Reaction type	Full name	Description	Stoich diff. ( P - R ) [xM,yO,zH]
P	Protonation	R₁ + H⁺ → P	[0,0,1]
H2Ow1	1 water Hydration	R₁ + H₂O → P	[0,1,2]
H2Ow2	2 water Hydration	R₁ + 2 H₂O → P	[0,2,4]
Cw1	1 water Condensation	R₁ + R₂ → P + H₂O	[0,-1,-2]
Cw2	2 water Condensation	R₁ + R₂ → P + 2 H₂O	[0,-2,-4]
Cw3	3 water Condensation	R₁ + R₂ → P + 3 H₂O	[0,-3,-6]
Cw4	4 water Condensation	R₁ + R₂ → P + 4 H₂O	[0,-4,-8]
Cw10	10 water Condensation	R₁ + R₂ → P + 10 H₂O	[0,-10,-20]
A	Addition	R₁ + R₂ → P	[0,0,0]
HO	Hydroxylation	R₁ + H₆O₃ → P + [H₅O₂]⁺	[0,1,1]
H3O	Acid Hydrolysis	R₁ + H₃O⁺ → P	[0,1,3]

Note

The release 1.0 does not consider redox reactions, even though polyoxometalates are frequently employed in the field of catalysis and energy materials. We shall consider adding this functionality in future versions of the package.

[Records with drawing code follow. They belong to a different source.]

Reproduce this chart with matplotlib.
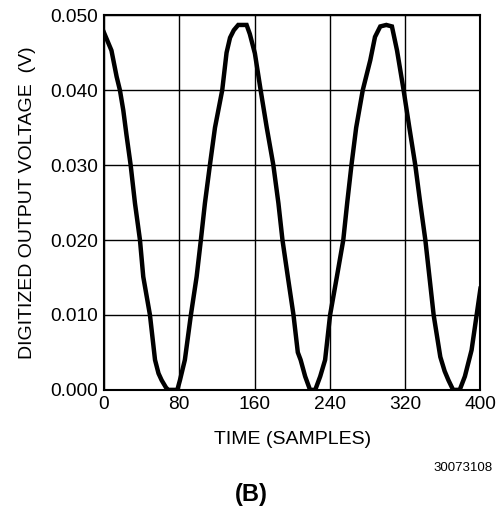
import numpy as np
from matplotlib import pyplot as plt

# points (sample index, volts)
samples = [0, 4, 8, 13.5, 17, 20.6, 24, 28.4, 33, 38.3, 41.8, 48.9, 54.3, 58,
           61.3, 66, 68.4, 72, 78, 80.8, 86, 92.4, 98.5, 103, 107.3, 112.6,
           118, 125.7, 130.3, 134, 138, 142.7, 146, 151.6, 155, 160.4, 166.5,
           173, 180, 185.4, 189.7, 195.5, 201.4, 206, 209, 213.8, 219, 224.5,
           229.8, 235, 240.3, 247.5, 254.3, 258.5, 263, 268, 275, 283, 288,
           293.6, 300, 306, 311.4, 318.4, 324.5, 330.8, 336, 341.5, 346.8,
           350.3, 357.4, 362, 366, 371, 378, 383.5, 390.6, 396, 400]
volts = [0.0477, 0.0465, 0.0453, 0.0418, 0.0400, 0.0373, 0.0340, 0.0300,
         0.0249, 0.0200, 0.0151, 0.0100, 0.0040, 0.0022, 0.0013, 0.0003,
         0.0, 0.0, 0.0, 0.0013, 0.0040, 0.0100, 0.0151, 0.0200, 0.0249,
         0.0300, 0.0350, 0.0400, 0.0450, 0.0470, 0.0480, 0.0487, 0.0487,
         0.0487, 0.0475, 0.0449, 0.0400, 0.0350, 0.0300, 0.0249, 0.0200,
         0.0150, 0.0100, 0.0050, 0.0040, 0.0018, 0.0, 0.0, 0.0018, 0.0040,
         0.0100, 0.0151, 0.0200, 0.0250, 0.0300, 0.0350, 0.0400, 0.0440,
         0.0471, 0.0485, 0.0487, 0.0485, 0.0453, 0.0400, 0.0350, 0.0300,
         0.0250, 0.0200, 0.0140, 0.0100, 0.0044, 0.0025, 0.0013, 0.0, 0.0,
         0.0018, 0.0053, 0.0100, 0.0135]

xticks = [0, 80, 160, 240, 320, 400]
yticks = [0.000, 0.010, 0.020, 0.030, 0.040, 0.050]
ytick_labels = ['0.000', '0.010', '0.020', '0.030', '0.040', '0.050']

plt.rcParams['font.family'] = ['Liberation Sans', 'DejaVu Sans']

fig = plt.figure(figsize=(5.02, 5.07), dpi=100)
ax = fig.add_axes([0.207, 0.231, 0.750, 0.739])

ax.plot(samples, volts, '-k', lw=3.2, solid_joinstyle='miter')

ax.set_xlim(0, 400)
ax.set_ylim(0, 0.05)
ax.set_xticks(xticks)
ax.set_yticks(yticks)
ax.set_yticklabels(ytick_labels)
ax.tick_params(length=0, labelsize=13.8, pad=4.5)
ax.grid(color='k', linewidth=1.0)
for s in ax.spines.values():
    s.set_linewidth(1.5)

ax.set_xlabel('TIME (SAMPLES)', fontsize=14, labelpad=13)
ax.set_ylabel('DIGITIZED OUTPUT VOLTAGE  (V)', fontsize=14, labelpad=10)

fig.text(0.982, 0.077, '30073108', fontsize=9.5, ha='right', va='center')
fig.text(0.50, 0.024, '(B)', fontsize=17, fontweight='bold',
         ha='center', va='center')

plt.savefig('out.png', dpi=100)
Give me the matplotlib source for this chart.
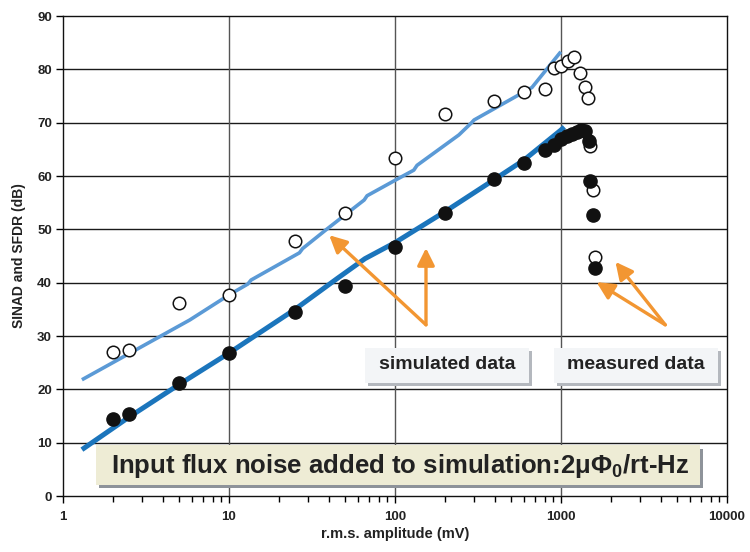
import matplotlib
matplotlib.use('Agg')
import matplotlib.pyplot as plt
from matplotlib.patches import Rectangle

plt.rcParams['mathtext.fontset'] = 'custom'
plt.rcParams['mathtext.rm'] = 'Liberation Sans'
plt.rcParams['mathtext.bf'] = 'Liberation Sans:bold'

# measured SFDR (open circles)
sfdr_x = [2, 2.5, 5, 10, 25, 50, 100, 200, 395, 604, 807, 905, 1000, 1104, 1206, 1297, 1403, 1455, 1497, 1553, 1596]
sfdr_y = [27.0, 27.4, 36.1, 37.7, 47.9, 53.1, 63.4, 71.7, 74.1, 75.7, 76.4, 80.2, 80.7, 81.6, 82.4, 79.4, 76.6, 74.6, 65.6, 57.4, 44.9]

# measured SINAD (filled circles)
sinad_x = [2, 2.5, 5, 10, 25, 50, 100, 200, 395, 600, 807, 910, 1000, 1089, 1167, 1250, 1327, 1403, 1469, 1497, 1553, 1596]
sinad_y = [14.5, 15.4, 21.2, 26.8, 34.5, 39.4, 46.7, 53.0, 59.4, 62.5, 64.8, 65.9, 66.9, 67.5, 67.9, 68.3, 68.6, 68.4, 66.6, 59.1, 52.7, 42.8]

# simulated lines
sim_sfdr_x = [1.3, 5.8, 10, 13, 13.6, 26.6, 27.8, 38.4, 65.3, 68, 101, 130, 136, 243, 290, 300, 670, 1000]
sim_sfdr_y = [21.8, 33.0, 37.7, 39.75, 40.5, 45.6, 46.4, 49.9, 55.5, 56.3, 59.25, 61.1, 62.0, 67.7, 70.0, 70.5, 76.6, 83.3]
sim_sinad_x = [1.3, 2.5, 5, 10, 25, 45, 66, 100, 200, 400, 600, 1000, 1050]
sim_sinad_y = [8.7, 14.8, 20.9, 26.8, 35.0, 40.8, 44.5, 47.5, 53.3, 59.4, 63.0, 68.6, 69.2]

# arrows: (tail x, tail y, head x, head y)
arrows = [(154, 32.1, 40.2, 48.9), (154, 32.1, 154, 46.5),
          (4260, 32.1, 2135, 43.9), (4260, 32.1, 1641, 40.1)]

font = ['Liberation Sans', 'DejaVu Sans']

fig = plt.figure(figsize=(7.5, 5.52), dpi=100)
ax = fig.add_axes([0.084, 0.1014, 0.885, 0.8696])
ax.set_xscale('log')
ax.set_xlim(1, 10000)
ax.set_ylim(0, 90)
ax.set_yticks(range(0, 91, 10))
ax.set_xticks([1, 10, 100, 1000, 10000])
ax.set_xticklabels(['1', '10', '100', '1000', '10000'])

for v in range(10, 90, 10):
    ax.axhline(v, color='#1a1a1a', lw=1.0, zorder=1)
for v in [10, 100, 1000]:
    ax.axvline(v, color='#555555', lw=1.0, zorder=1)

ax.plot(sim_sfdr_x, sim_sfdr_y, color='#5b9ad6', lw=2.6, zorder=3, solid_capstyle='butt')
ax.plot(sim_sinad_x, sim_sinad_y, color='#1b75bc', lw=3.6, zorder=3, solid_capstyle='butt')
ax.plot(sfdr_x, sfdr_y, 'o', ms=9, mfc='white', mec='#111111', mew=1.1, zorder=4)
ax.plot(sinad_x, sinad_y, 'o', ms=9.5, mfc='#111111', mec='#111111', zorder=5)

for tx, ty, hx, hy in arrows:
    ax.annotate('', xy=(hx, hy), xytext=(tx, ty),
                arrowprops=dict(arrowstyle='-|>', color='#f29632', lw=2.4,
                                mutation_scale=26, shrinkA=0, shrinkB=0),
                zorder=6)

ax.tick_params(axis='x', which='both', direction='out', length=5, width=1, pad=6)
ax.tick_params(axis='x', which='minor', length=4)
ax.tick_params(axis='y', direction='out', length=5, width=1, pad=3)
for lab in ax.get_xticklabels() + ax.get_yticklabels():
    lab.set_fontfamily(font)
    lab.set_fontweight('bold')
    lab.set_fontsize(9.5)
    lab.set_color('#222222')
for s in ax.spines.values():
    s.set_color('#111111')
    s.set_linewidth(1.0)

ax.set_ylabel('SINAD and SFDR (dB)', family=font, fontweight='bold', fontsize=10, color='#222222', labelpad=8)
ax.set_xlabel('r.m.s. amplitude (mV)', family=font, fontweight='bold', fontsize=10.5, color='#222222', labelpad=3)


def box(x0, y0, w, h, fc, sc):
    fig.patches.append(Rectangle((x0 + 0.004, y0 - 0.006), w, h, transform=fig.transFigure,
                                 fc=sc, ec='none', zorder=7, figure=fig))
    fig.patches.append(Rectangle((x0, y0), w, h, transform=fig.transFigure,
                                 fc=fc, ec='none', zorder=8, figure=fig))


box(0.487, 0.306, 0.218, 0.0634, '#f3f5f7', '#b4b8be')
box(0.739, 0.306, 0.218, 0.0634, '#f3f5f7', '#b4b8be')
box(0.128, 0.1215, 0.805, 0.072, '#eeecd5', '#8e939a')

fig.text(0.596, 0.339, 'simulated data', family=font, fontweight='bold', fontsize=14,
         color='#222222', ha='center', va='center', zorder=9)
fig.text(0.848, 0.339, 'measured data', family=font, fontweight='bold', fontsize=14,
         color='#222222', ha='center', va='center', zorder=9)
fig.text(0.533, 0.155, r'Input flux noise added to simulation:2μΦ$_\mathbf{0}$/rt-Hz',
         family=font, fontweight='bold', fontsize=18.5, color='#222222',
         ha='center', va='center', zorder=9)

fig.savefig('out.png', dpi=100)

Multi-species chemical equilibria

The number of speciation models grows factorially as function of the number of reactions and chemical species. To mitigate this growth, some chemical constrains can be applied, as described below:

energy_threshold: Only reactions with energies below this number (in kcal/mol) will be considered.
proton_numb: Species can be found in different protonation states, but only species with similar protonation states can be found in the same pH ranges.
restrain_addition: This parameter restrains addition reactions, only allowing these where one of the reagents has as many (or less) atoms as marked by this parameter (e.g., if set to 1, only additions where one reagent is a monomer). An integer value is expected.
restrain_condensations: This parameter restrains condensation reactions, only allowing these where one of the reagents has as many (or less) atoms as marked by this parameter (e.g., if set to 1, only condensations where one reagent is a monomer). An integer value is expected.
include_dimerization: This parameter allows dimerization reactions to occur, even if additions and/or condensations have been restricted. A boolean True or False is expected.
force_stoich: This parameter allows reactions that generate species with a certain number of metal atoms, even if they do not fulfill any of the previous conditions. A list of integer values is expected.
adjust_protons_hydration: This parameter takes into account the number of protons present in water molecules in hydrated species. If True, these will be ignored them when computing proton balance, to fulfill proton_numb condition.

Attention

These simulation parameters are key to constrain the factorial growth of the number of models. We are currently working in a new approach in which an stochastic sampling of the speciation space will be carried out.

Once the parameters fit the user’s needs, the simulation is ready to run. The simulation will write the output file, containing all the formation constants for all the speciation models. This file will be named according to the Output_File parameter mentioned above. Also, a file with all the parameters used in the simulation will be written named as simulation_parameters.txt.